Monetary policy and Food inflation.

The whole sale price index-based (WPI) inflation has come back to positive line at + 0.12 percent for the week ending on 5 September, mainly on the wake of surging prices of essential commodities.

What is the real significance of this inflation number? It only means that the prices of articles have gone up by 0.12% compared to its prices last year when the year on year inflation stood at 12.42 percent (September 2008). Similarly if we compare the current prices with the prices in 2007, then the price has gone up by 12.54%.

Already discussions have begun in the media on the response of the monetary policy towards positive inflation. On this backdrop it is worthwhile to look at the impact of monetary policy on the current food inflation (positive or negative).

The food inflation today stands around 8% year on year. Though the WPI based inflation was on the negative side over the past several weeks, the food inflation per se was very much on the positive side. With quite erratic monsoons this year, the food inflation is only going to rise over the next few months. Our country needs to address this on top priority. We are still by and large a poor country with crores of people having no sustained access to food, water and sanitation.

With the WPI inflation crossing on to the positive side, there is already a talk on rolling back soft monetary policy in order to stem inflationary pressures. Will hardening of monetary policy stem the surge in prices of food articles?
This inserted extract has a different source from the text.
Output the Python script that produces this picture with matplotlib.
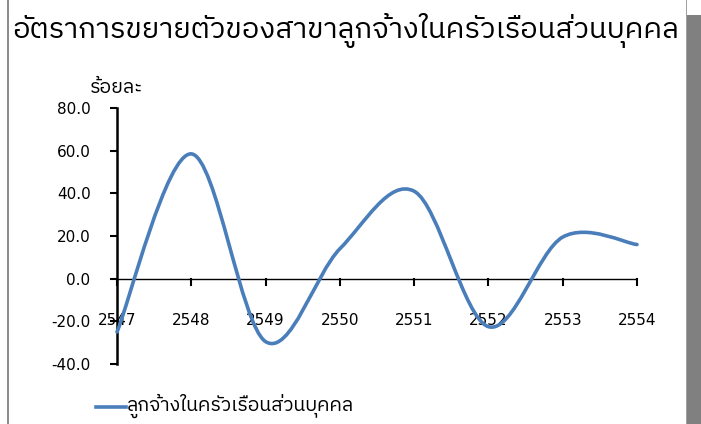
import matplotlib
matplotlib.use("Agg")
import matplotlib.pyplot as plt
from matplotlib import font_manager, ft2font
from matplotlib.path import Path
from matplotlib.patches import PathPatch, Rectangle
from matplotlib.lines import Line2D

# ---- data ----
years = [2547, 2548, 2549, 2550, 2551, 2552, 2553, 2554]
growth = [-25.0, 58.5, -29.5, 14.0, 41.0, -22.5, 19.5, 16.0]
yticks = [-40, -20, 0, 20, 40, 60, 80]
title = "อัตราการขยายตัวของสาขาลูกจ้างในครัวเรือนส่วนบุคคล"
ylabel = "ร้อยละ"
series_name = "ลูกจ้างในครัวเรือนส่วนบุคคล"

# ---- find a font with Thai glyphs ----
def find_thai_font():
    best = None
    for f in font_manager.fontManager.ttflist:
        try:
            cm = ft2font.FT2Font(f.fname).get_charmap()
        except Exception:
            continue
        if 0x0E2D in cm and 0x0E31 in cm:
            score = 0
            n = f.name.lower()
            if "thai" in n:
                score += 2
            if "loop" in n:
                score -= 1
            if f.weight in (400, "normal", "regular"):
                score += 1
            if best is None or score > best[0]:
                best = (score, f.name)
    return best[1] if best else None

thai = find_thai_font()
fam = [thai, "DejaVu Sans"] if thai else ["DejaVu Sans"]
plt.rcParams["font.family"] = fam

W, H = 701, 424
fig = plt.figure(figsize=(W / 100, H / 100), dpi=100)
fig.patch.set_facecolor("white")

# frame decorations
fig.add_artist(Rectangle((7 / W, 0), 2 / W, 1, transform=fig.transFigure,
                         facecolor="#8c8c8c", edgecolor="none"))
fig.add_artist(Rectangle((685.5 / W, 0), 1.2 / W, 1, transform=fig.transFigure,
                         facecolor="#a0a0a0", edgecolor="none"))
fig.add_artist(Rectangle((687 / W, 0), 14 / W, 1 - 15 / H, transform=fig.transFigure,
                         facecolor="#808080", edgecolor="none"))

x0, x1 = 117, 637
ytop, ybot = 108, 364
ax = fig.add_axes([x0 / W, 1 - ybot / H, (x1 - x0) / W, (ybot - ytop) / H])
ax.set_xlim(2547, 2554)
ax.set_ylim(-40, 80)
ax.set_facecolor("none")

for s in ["top", "right", "bottom"]:
    ax.spines[s].set_visible(False)
ax.spines["left"].set_linewidth(1.8)
ax.spines["left"].set_color("black")

ax.set_yticks(yticks)
ax.set_yticklabels([f"{v:.1f}" for v in yticks], fontsize=11, family=["DejaVu Sans"])
ax.tick_params(axis="y", direction="out", length=5, width=1.5, pad=14)

# x axis at zero with ticks below
ax.axhline(0, color="black", lw=1.0, zorder=1)
ax.set_xticks([])
for yr in years:
    ax.plot([yr, yr], [0, -2.8], color="black", lw=1.5, clip_on=False, zorder=1)
    ax.text(yr, -19.8, str(yr), ha="center", va="center", fontsize=11,
            family=["DejaVu Sans"], zorder=1)

# Excel-like smoothed line (cubic Bezier, Catmull-Rom control points)
n = len(years)
verts = [(years[0], growth[0])]
codes = [Path.MOVETO]
for i in range(n - 1):
    p0 = (years[max(i - 1, 0)], growth[max(i - 1, 0)])
    p1 = (years[i], growth[i])
    p2 = (years[i + 1], growth[i + 1])
    p3 = (years[min(i + 2, n - 1)], growth[min(i + 2, n - 1)])
    c1 = (p1[0] + (p2[0] - p0[0]) / 6, p1[1] + (p2[1] - p0[1]) / 6)
    c2 = (p2[0] - (p3[0] - p1[0]) / 6, p2[1] - (p3[1] - p1[1]) / 6)
    verts += [c1, c2, p2]
    codes += [Path.CURVE4] * 3
ax.add_patch(PathPatch(Path(verts, codes), facecolor="none", edgecolor="#4a7ebb",
                       lw=2.6, capstyle="round", joinstyle="round", zorder=3,
                       clip_on=False))

# texts
fig.text(12 / W, 1 - 31 / H, title, fontsize=21, va="center", ha="left")
fig.text(117 / W, 1 - 88 / H, ylabel, fontsize=14, va="center", ha="center")

# legend
fig.add_artist(Line2D([96 / W, 126 / W], [1 - 407 / H, 1 - 407 / H],
                      transform=fig.transFigure, color="#4a7ebb", lw=2.6))
fig.text(127 / W, 1 - 406 / H, series_name, fontsize=14, va="center", ha="left")

fig.savefig("out.png", dpi=100)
We must understand here that, the current inflation in food articles is mainly on account of poor supply and not on excessive demand. Though the demand has gone up, the supply of food articles have come down drastically. The situation will only worsen on account of bad monsoon. Monetary policy per se cannot do much to augment the supply. Increasing or decreasing the key interest rates will not get down the food inflation. On the fiscal side, the short term solution is to import food at affordable prices and to distribute this food at affordable prices. Monetary policy can help in doing this in the short run.
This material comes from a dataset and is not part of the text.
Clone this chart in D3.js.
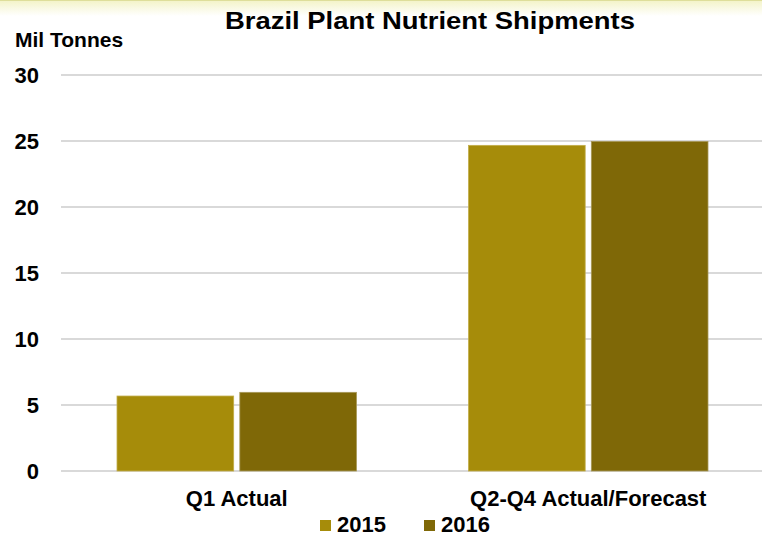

In the short run, contrary to conventional theory, following a softer monetary policy will help in stemming the food inflation. A softer monetary policy can act positively in three ways vis-à-vis food inflation:

  1. Lower interest rates owning to softer monetary policy will push spending on food and non food articles. Obviously more money will be spent on non-food articles. There will be more credit flow and more economic activity. In this scenario, more money will be at the hands of more people. More unorganized people are likely to get employment and there will be some trickle down if not complete. Under the inflationary condition caused by supply constraints, more economic activity will at least make food articles more affordable thereby controlling the net impact of surge in food prices. Though food inflation will not be controlled a great deal, at least the net impact of surge in food prices can be controlled by increased affordability. On the other, in the short run, a harder monetary policy will stem economic activity and render people with lower or no wages and make food unaffordable and at the same time push the food prices since the food prices are controlled by supply factors and not by monetary policy.
  2. Softer monetary policy will give incentives for import of food articles. Again, in the short run, it can help in reducing the impact of food inflation.
  3. Since the current food inflation is not controlled by demand and supply of money inside the economy, a softer monetary policy will help in boosting revenue to afford food import.

On the long run, monetary policy will not help in making food more affordable. The government must come up with concrete plans to boost the farm economy, moving into a greener economy will yield rich dividends. Government must come up with clear renewable energy policy, must encourage spending on greener technology and get the energy prices lower and make it affordable. Watershed development and sustainable sanitation programmes must be given an unprecedented fillip.

In conclusion, at the current scenario, hardening the interest rates will only worsen the situation with food inflation and the current monetary policy must not be rolled back. On the long run, protecting the environment and boosting farm economy are the only way ahead if we are seriously thinking about a hunger free nation.